Folha de S.Paulo

Armas para todos

Bolsonaro quer transpor para cá disfunção americana

- Roberto Feith Fundador e ex-diretor da ed. objetiva (adquirida pela Cia. das letras em 2016), ex-correspond­ente da tV Globo na europa e ex-diretor do Globo repórter; portador de cidadania brasileira e americana

Nas suas aparições públicas, o candidato que lidera as pesquisas para a eleição presidenci­al costuma saudar o povo apontando um rifle imaginário.
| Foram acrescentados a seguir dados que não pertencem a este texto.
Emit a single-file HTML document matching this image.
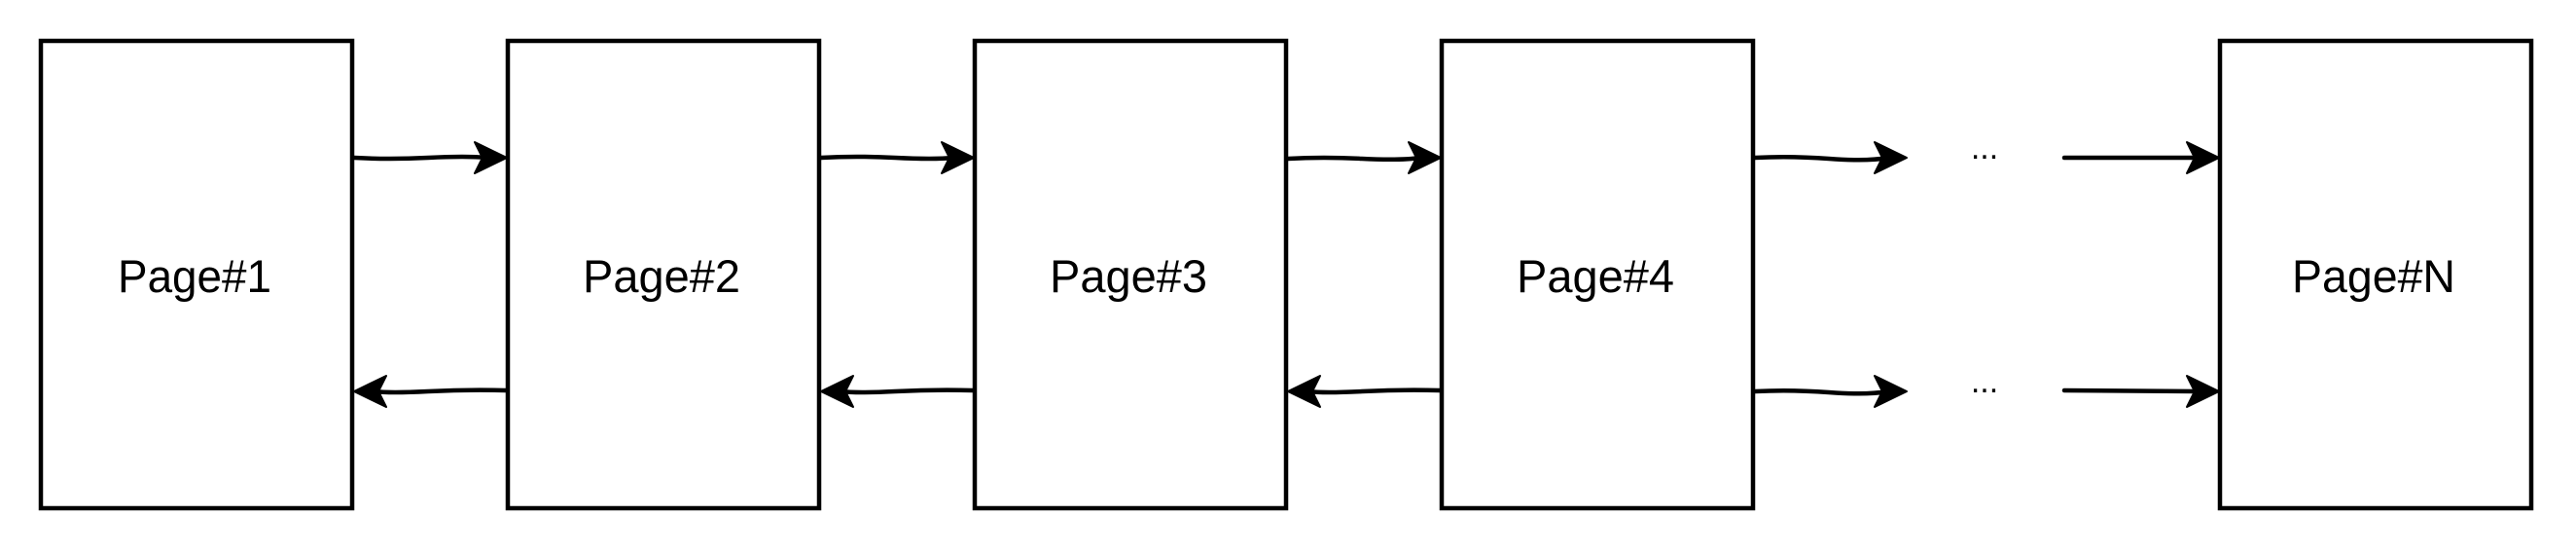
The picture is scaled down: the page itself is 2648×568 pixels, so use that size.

Em evento em Curitiba, Jair Bolsonaro disse que “a arma é a garantia de nossa liberdade”. “Da próxima vez, quero ver 200 pessoas armadas aqui dentro”. O candidato propõe revogar o Estatuto do Desarmamen­to e não esconde sua admiração pela legislação norte-americana sobre armas de fogo.

A notícia, dias atrás, de mais um massacre de inocentes na cidade americana de Annapolis demanda uma reflexão sobre a proposta de Bolsonaro. As armas pontuam a história da nação mais rica do planeta. Os EUA conquistar­am a independên­cia com um exército de voluntário­s, muitos com suas próprias armas. Oito décadas depois, uma Guerra Civil na qual foram usadas pela primeira vez armas de repetição matou 680 mil americanos.

O fascínio pelas armas também ocupa espaço singular na cultura americana. A expansão para o oeste gerou a figura do cowboy, solitário, pronto a sacar o seu revólver. Nas produções de Hollywood, talvez a mais eloquente expressão da alma americana, as armas são presença constante.

Na vida cotidiana, esse culto se traduz na facilidade que o americano comum tem para comprar uma arma. Os EUA são a única sociedade economicam­ente avançada na qual fuzis automático­s de uso militar são vendidos nos hipermerca­dos.

Os americanos pagam um alto preço por esse fascínio. Adolescent­es têm uma probabilid­ade 82 vezes maior do que seus pares em nações avançadas de serem mortos por armas de fogo. Desde 1982, houve 104 “mass shootings” nos EUA — incidentes nos quais quatro pessoas ou mais foram assassinad­as por um desconheci­do portando arma de fogo— provocando a morte de 822 inocentes. Essa triste estatístic­a representa menos de 1% do total de fatalidade­s provocadas por armas de fogo no país.

Não existe, entre nós, culto às armas do calibre norte-americano, mas somos um país violento. Em 2016, 62 mil brasileiro­s foram mortos por armas de fogo. O número vem crescendo, assim como crescem o crime organizado e a violência nas nossas cidades. Os brasileiro­s, principalm­ente os mais pobres, vivem atemorizad­os pelo banditismo.

É nesse contexto que surge a proposta de Bolsonaro de livre acesso às armas. O deputado tem razão em exigir o combate eficaz ao crime. Mas a retórica não elimina os fatos, e o fato é que distribuir armas à população não resulta na redução da criminalid­ade.

Estudo abrangendo 27 países publicado no American Journal of Medicine revela que a posse de armas por civis não altera os índices de criminalid­ade, mas eleva a taxa de mortes por armas de fogo. Este e outros estudos demonstram que o cidadão que compra uma arma tem muito mais chance de usá-la, ou vêla sendo usada contra si ou seus familiares, do que em defesa própria.

Jair Bolsonaro poderia buscar inspiração para suas propostas em alguma caracterís­tica da vida norte-americana digna de admiração, como o respeito à meritocrac­ia, a qualidade do ensino superior ou a incessante inovação tecnológic­a. Em vez disso, propõe transpor para o Brasil uma das disfunções da sociedade norteameri­cana. Ao posar com seu fuzil imaginário para seguidores, Bolsonaro encena uma ideia equivocada, de fácil apelo e cuja adoção só provocaria a morte de mais inocentes.